New machine guns not sold in the state

Contrary to the hoplophobic, anti-gun letter in the Jan. 6 issue, semi-automatic, self-loading or autoloading rifles, including the ones listed in the letter, are not machine guns because they fire one shot with each pull of the trigger.

Machine guns, as long as they have an ammunition supply, fire continuously when the trigger is held back.

New machine guns are not sold to civilians in this country, only semi-automatic firearms -- rifles, shotguns and pistols -- are.

In some states (not in California), used, obsolete machine guns are sold as collector's items, but their sale requires background checks and special federal and state licenses for both dealers and buyers, and a heavy federal tax is collected each time they are transferred.

Semi-automatic firearms have a number of legitimate uses, including hunting, target shooting and self-defense.

David R. Russell

Berkeley

Learn truth before trampling on rights

A recent letter writer lamented the supposed illogic and moral degeneracy of gun-rights folk in their defense of our constitutional rights to dangerous weapons, particularly machine guns.

For myself, as a Second Amendment purist, I do believe that the Constitution guarantees our right to have and hold machine guns, but we need not quibble over Second Amendment hermeneutics here. The letter writer is evidently unaware that machine guns have been effectively banned in this country since the National Firearms Act of 1934. There were certain exceptions that were then subsequently tightened by the Gun Control Act of 1968, so the subject is largely moot.

Further, like so many of those who seek to disarm Americans, the letter writer is simply ignorant of reality in decrying the allegedly huge "homicidal impact" that machine guns have had "in the last 50 years." The actual impact, even if we include so-called assault weapons, a nebulous term of legislative art at best, and all other long guns in the tally, actually amounts to fewer than 3 percent of the homicides in this country.

The homicide weapon of choice, for whatever it's worth, is the handgun. Those who rail against ownership of guns and the supposedly violent nature of American society would do well to at least learn a few basic legal, technical and statistical facts before trampling on the rights of others. Ignorance is not a useful foundation for public policy.

Mark E. Slagle

Hayward

Turn old Bay Bridge into shopping venue

Driving across the new span of the Bay Bridge the last couple of times it occurred to me what an absolutely spectacular piece of architecture it is.

In contrast to the old bridge still standing there it is even more striking.

It occurred to me that Oakland could turn that structure into a great revenue stream.
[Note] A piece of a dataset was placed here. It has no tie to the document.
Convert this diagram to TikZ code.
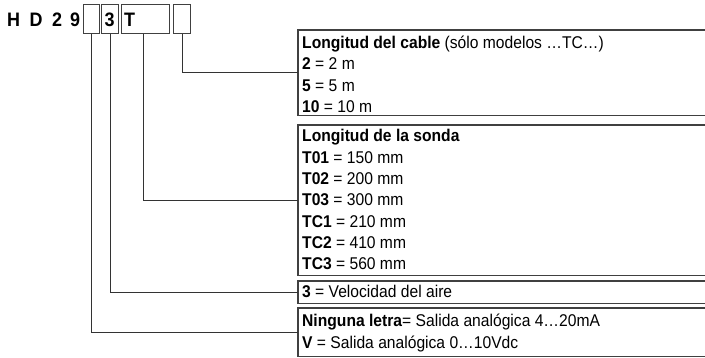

Instead of tearing it down, the old bridge could be turned it into a shopping bridge like the Ponte Vecchio in Florence, Italy.

A perpetual farmers market. A gathering for food trucks. Holiday fair and rent payment merchants.

It is an amazing piece of real estate with absolutely spectacular views. I see it as a strolling park and an opportunity to bring the public out without cars.

Think about it money coming in instead of money going out.

Anne Auburn

Walnut Creek

BART fares must not increase

Enough BART fare hikes!

BART General Manager Grace Crunican receives a $320,000 salary; her predecessor, Dorothy Dugger, received $330,000.

There are hundreds of BART executives and managers who, in the lyrics of HMS Pinafore, "stay close to their desks and never put to sea ... ."

According to BART officials, the 2,300 mechanics, custodians, station agents, train operators and clerical staff receive an average base salary of $71,000 and $11,000 in overtime pay. Additionally, BART employees pay only $92 per month for health coverage and contribute nothing toward their pensions. Where else do those with only high school educations receive this sort of remuneration?

Not a cent more for management or workers.

And it's long overdue that BART fares were rolled back to previous already exorbitant levels to encourage ridership and reduce Bay Area air pollution, among the nation's foulest. Recently, for an entire week, San Francisco's air was worse than Beijing's.

High BART fares countermand the point of our increasing Spare the Air days.